After a couple false starts, I had the Linux version installed. The documentation for NPVR v5 is very sparse, and almost nonexistent for the Linux version. The web interface that’s now used to control the program seems to include fewer settings than the old set up, and the descriptions of the settings are very brief. This is something that could be vastly improved in an open source project. I’ll be researching to see if tvheadend can replace NPVR for me.

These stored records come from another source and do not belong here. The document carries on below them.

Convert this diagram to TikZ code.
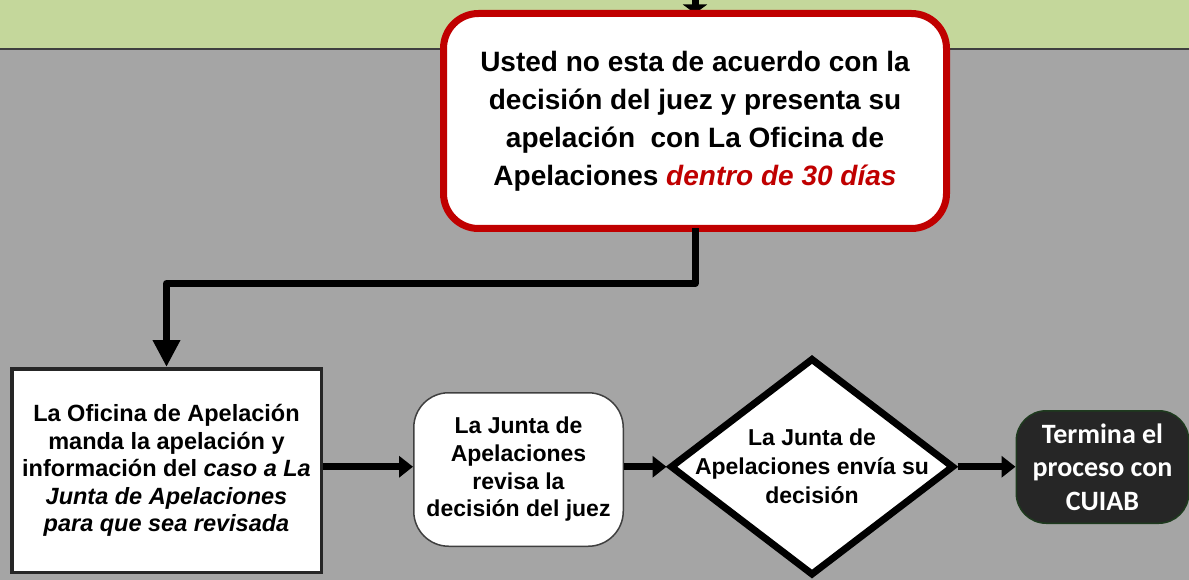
\documentclass[tikz,border=0pt]{standalone}
\usepackage{fontspec}
\setmainfont{Liberation Sans}
\newfontfamily\carlito{Carlito}
\usetikzlibrary{arrows.meta,shapes.geometric}
\definecolor{bggray}{HTML}{A5A5A5}
\definecolor{bandgreen}{HTML}{C4D79B}
\definecolor{bandline}{HTML}{3F3F3F}
\definecolor{boxred}{HTML}{C00000}
\definecolor{enddark}{HTML}{262626}
\definecolor{endborder}{HTML}{1E3A1E}
\tikzset{
  redbox/.style={draw=boxred, fill=white, line width=7pt, rounded corners=35pt,
    minimum width=503pt, minimum height=215pt, outer sep=0pt, align=center,
    font=\fontsize{28}{38}\selectfont\bfseries},
  sqbox/.style={draw=enddark, fill=white, line width=3.5pt,
    minimum width=309.5pt, minimum height=203.5pt, align=center,
    font=\fontsize{23.5}{27.5}\selectfont\bfseries},
  rndbox/.style={draw=bandline, fill=white, line width=1.5pt, rounded corners=35pt,
    minimum width=209.5pt, minimum height=153.5pt, align=center,
    font=\fontsize{23}{27.7}\selectfont\bfseries},
  decbox/.style={shape=diamond, draw=black, fill=white, line width=7pt,
    minimum width=284pt, minimum height=217.5pt, inner sep=0pt},
  dectext/.style={align=center, inner sep=0pt,
    font=\fontsize{23}{29}\selectfont\bfseries},
  endbox/.style={draw=endborder, fill=enddark, line width=1.5pt, rounded corners=30pt,
    minimum width=172.5pt, minimum height=112.5pt, align=center, text=white,
    font=\fontsize{28}{33.5}\selectfont\carlito\bfseries},
  bigarrow/.style={draw=black, line width=7pt, line join=round,
    -{Triangle[width=26pt,length=27pt]}},
  harrow/.style={draw=black, line width=7pt,
    -{Triangle[width=21pt,length=14pt]}},
  toparrow/.style={draw=black, line width=7pt,
    -{Triangle[width=24pt,length=9pt]}}
}
\begin{document}
\begin{tikzpicture}[x=1pt,y=1pt]
\useasboundingbox (0,0) rectangle (1189,-580);
\fill[bggray] (0,0) rectangle (1189,-580);
\fill[bandgreen] (0,0) rectangle (1189,-49);
\draw[bandline, line width=1.5pt] (0,-49) -- (1189,-49);

\coordinate (topsrc) at (695,0);
\draw[toparrow] (topsrc) -- (695,-13.5);

\node[redbox] (red) at (695,-121)
  {Usted no esta de acuerdo con la\\
   decisión del juez y presenta su\\
   apelación\ \ con La Oficina de\\
   Apelaciones \textcolor{boxred}{\itshape dentro de 30 días}};

\node[sqbox] (left) at (166.5,-470.5)
  {La Oficina de Apelación\\
   manda la apelación y\\
   información del \itshape caso a La\\
   \itshape Junta de Apelaciones\\
   \itshape para que sea revisada};

\node[rndbox] (junta) at (518.5,-469.5)
  {La Junta de\\ Apelaciones\\ revisa la\\ decisión del juez};

\node[decbox] (diam) at (812,-466.75) {};
\node[dectext] (diamtext) at (diam.center)
  {La Junta de\\ Apelaciones envía su\\ decisión};

\node[endbox] (endn) at (1102.5,-467)
  {Termina el\\ proceso con\\ CUIAB};

\draw[bigarrow] (red.south) -- (695,-283.5) -- (166.5,-283.5) -- (left.north);
\draw[harrow] (left.east |- diam.west) -- (junta.west |- diam.west);
\draw[harrow] (junta.east |- diam.west) -- (diam.west);
\draw[harrow] (diam.east) -- (endn.west |- diam.east);
\end{tikzpicture}
\end{document}
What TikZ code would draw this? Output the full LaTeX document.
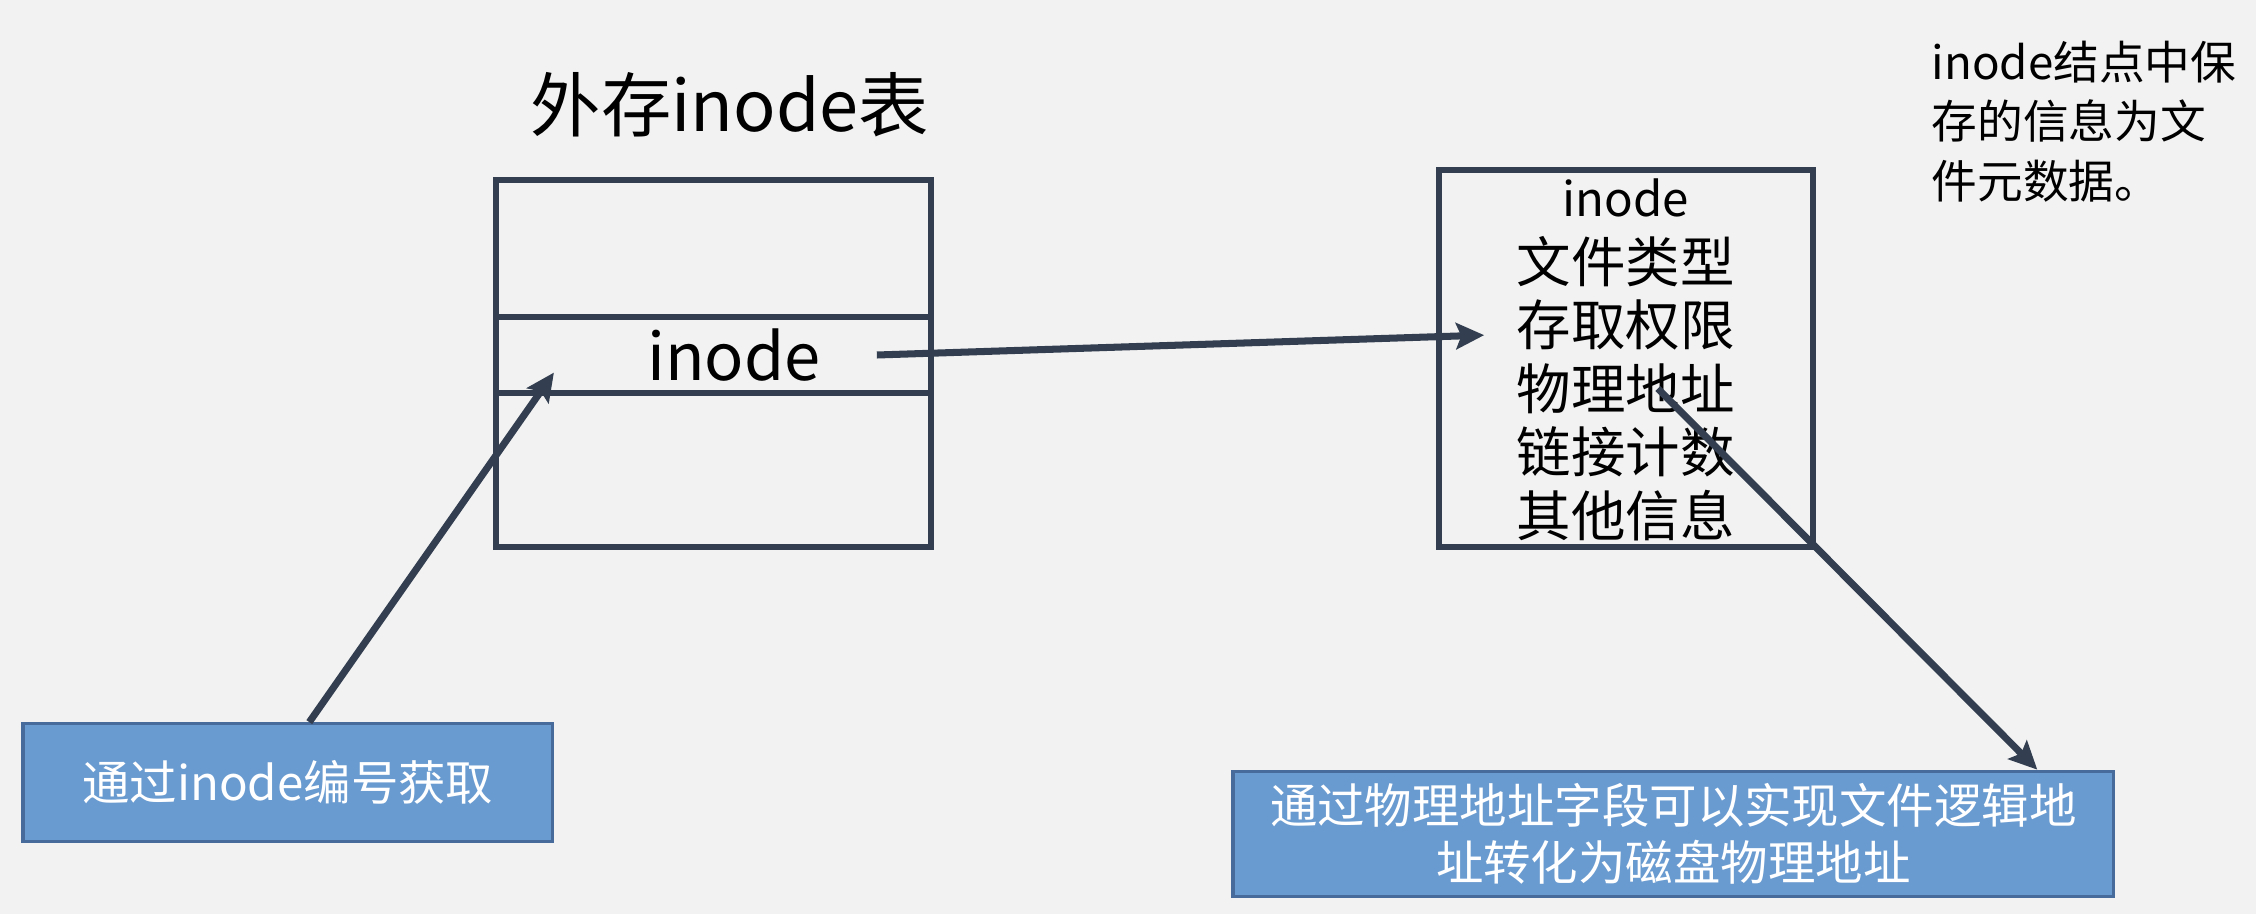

Yesterday, I recorded a bunch of shows. NPVR, and I assume most other PVR programs, record shows to a .ts file. I’m not sure what kind of encoding these files use, but it results in huge file sizes. A two hour-ish recording of the move Tangled resulted in a ~15GB file. That’s not a whole lot smaller than a similar-length Blu-Ray rip with multiple DTS and AC3 audio tracks. Handily, NPVR includes an option to automatically re-encode recordings after they finish. There is a choice between CPU and VAAPI (graphics card) encoding. Since I had the GPU set up for Jellyfin, I figured that would be the thing to use. I set it, and it didn’t work. I got some help from a rather brusque forum member. Turns out the developer omitted a line or two of code that is needed when selecting the VAAPI option. Again, something that probably wouldn’t happen in an open source project. So for now, VAAPI is useless. Additionally, either VAAPI sucks or my GPU (an RX480 4GB) does, because it can only process one of those .ts files at half speed, which means it takes 10 minutes to encode 5 minutes of video. I’m very disappointed because my RTX 2080 Super, which I know is a significantly better GPU, can plow through a 2 hour Blu-Ray rip in 20 minutes or so using NVENC. The CPU encoding option is much faster, at double speed, meaning a 5 minute video would take 2.5 minutes to encode. This uses 20 virtual cores though. I’ll have to see how it works with multiple simultaneous encoding jobs. I only have 32 cores to give, and the rest of the VMs need some too. For now though, I don’t have a choice.

Another fly in the ointment is Jellyfin and its NPVR plugin, which allows Jellyfin to use NPVR as a backend for TV services. I had it going in a test when I was using the old PCI tuner, but since I set up and then removed the tuners on Jellyfin, I can’t get it working again. There’s an update to Jellyfin out that I’ll probably install next week, so we’ll see if that fixes it. That successful test also used an older version of NPVR, which might have something to do with it. I don’t want to use the old version though. Overall, I’m satisfied. I get TV on my TVs, so I guess I can’t complain too much.